Although Takada still attends runway shows of the brand he founded, which is now led by Humberto Leon and Carol Lim, he rules out a possible return to fashion, a completely different industry from the one he stepped away from in 1999.

“Everything has changed, from the way we make clothes to the way information spreads and how many seasons there are now,” Takada says.

Takada with his mother in 1978.
Takada as a baby in Japan.

As for the label that bears his name, Takada could not be happier seeing people around the world clad in the colourful separates and logo sweatshirts designed by Leon and Lim.

“Kenzo the brand has changed very much … but I like that it’s really on the street,” he says. “I see young people wearing Kenzo all the time, especially Asians, all over the world. It makes me proud to see all these young people in Kenzo. I like the new design and the fact that young people love it.”

Masui – who has also spent most of her adult life in France – proposed the idea of the book to Takada 20 years ago, soon after the designer retired. Takada, however, had been reluctant to consent to the project because he felt nobody would be interested in seeing his sketches or learning about his life and career.

Reading the letters that a young Takada wrote to his mother soon after his arrival in Paris, and poring over his personal photos in the book, gives a sense of his remarkable journey and pioneering career as the first truly global designer of the 20th century.
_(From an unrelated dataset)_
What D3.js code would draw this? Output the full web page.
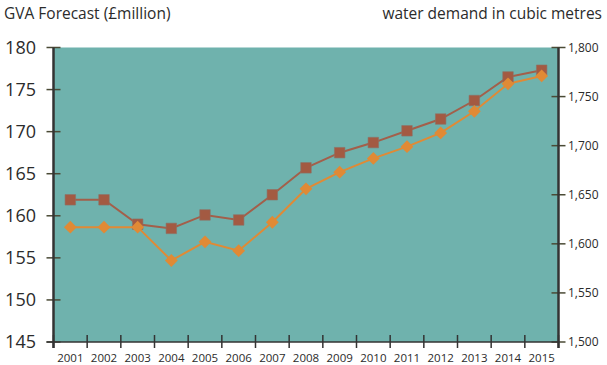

Takada at his flat in Paris.

“I’ve been in Paris for 55 years, but I still consider myself 100 per cent Japanese,” Takada says by way of explaining his multicultural outlook. “When I go back to Japan it feels like home, and when I come back to Paris it also feels like home.”

Looking back on that fateful day he boarded the ship bound for Marseille, Takada sees that using the money he received from the Tokyo government to leave Japan was an excellent investment, beaming as he retires to his studio on a beautiful winter day in Paris.